Die ist getragen von einer schwülstigen Revolutionsromantik. "Gewalt ist eine Ästhetik, ein Stil. Ein Projekt", heißt es da etwa im Buch und es sind derart leere Worthülsen, die auf die drei so verführerisch wirken und sie immer weiter radikalisieren. Auf fast unheimliche Weise nimmt der junge Nimbus immer mehr die Sprache der Terroristen an.

"In der Recherche zu meinem Roman habe ich eingehend die Rhetorik der Roten Brigaden studiert", sagt Vasta. "Ich habe all ihre Kommuniqués aus den 70er- und 80er-Jahren gelesen, was teilweise sehr bestürzend war. Was Leonardo Sciascia in seinem Buch 'Die Affäre Moro' festgestellt hat, dass nämlich die Geschichte der Roten Brigaden eigentlich die Geschichte eines sprachlichen Scheiterns ist, kann ich nur bestätigen. Die haben einfach eine Sprache gesprochen, mit der keine Kommunikation möglich war. Die Sprache der offiziellen Politik scheiterte aber ebenfalls. Ich habe mir auch die Texte von Aldo Moros Parlamentsreden und seine Briefe, die er aus der Gefangenschaft geschrieben hat, durchgelesen und auch deren Sprache war über weite Strecken völlig konfus und unlogisch."

Die Anziehungskraft des Bösen

Letztendlich ging es Giorgio Vasta aber nicht um eine Rekonstruktion der damaligen historischen Ereignisse, sondern um die Anziehungskraft des Bösen. Eindrücklich beschreibt er die fortschreitende Radikalisierung der drei Freunde. Alles beginnt wie ein unschuldiges Kinderspiel, wenn sie sich die Schädel rasieren und Tarnnamen annehmen, führt aber schnell zu ersten Vandalenakten und schließlich zu völlig unmotivierten Gewaltverbrechen.

Gerade als Vasta die erste Fassung des Romans fertig gestellt hatte, zeigte es sich, dass er mit seiner fiktiven Geschichte ganz knapp an der Realität dran war: "Damals, im September 2007, kam es in Italien zu Verhaftungen im Zusammenhang mit den Neuen Roten Brigaden. In den Tageszeitungen gab es daraufhin zahlreiche Analysen, warum die Roten Brigaden nach mehr als dreißig Jahren noch immer solch eine Wirkung besitzen. In einem Artikel wurde auch eine Meldung aus dem Jahr 1980 zitiert. Damals wurden in Sizilien zahlreiche Vandalenakte begangen, die alle mit dem Stern der Roten Brigaden gekennzeichnet waren. Als Verantwortliche entlarvte man aber schließlich drei Burschen im Alter zwischen zehn und vierzehn Jahren."
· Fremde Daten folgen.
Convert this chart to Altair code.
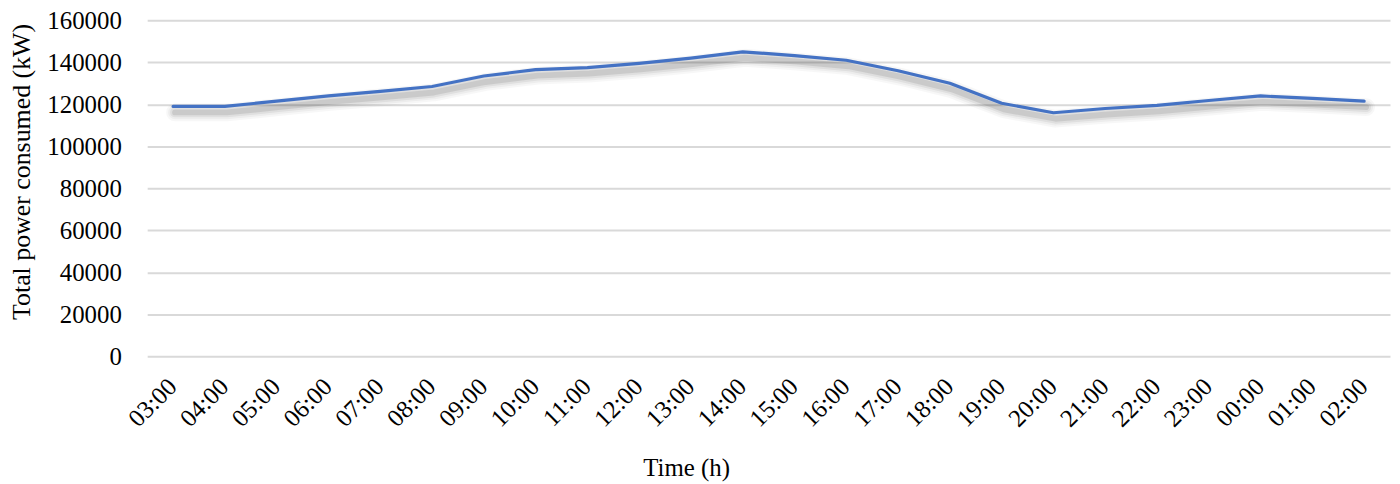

Bachmannpreis-Gewinnerin bei den o-tönen

Am Donnerstag, 21. Juli 2011 um 19:30 Uhr wird Giorgio Vasta bei den o-tönen im Museumsquartier seinen Roman "Die Glasfresser" präsentieren. Um 20:30 folgt dann die diesjährige Gewinnerin des Ingeborg Bachmann-Preises Maja Haderlap. Sie wird aus ihrem Debütroman "Engel des Vergessens" lesen.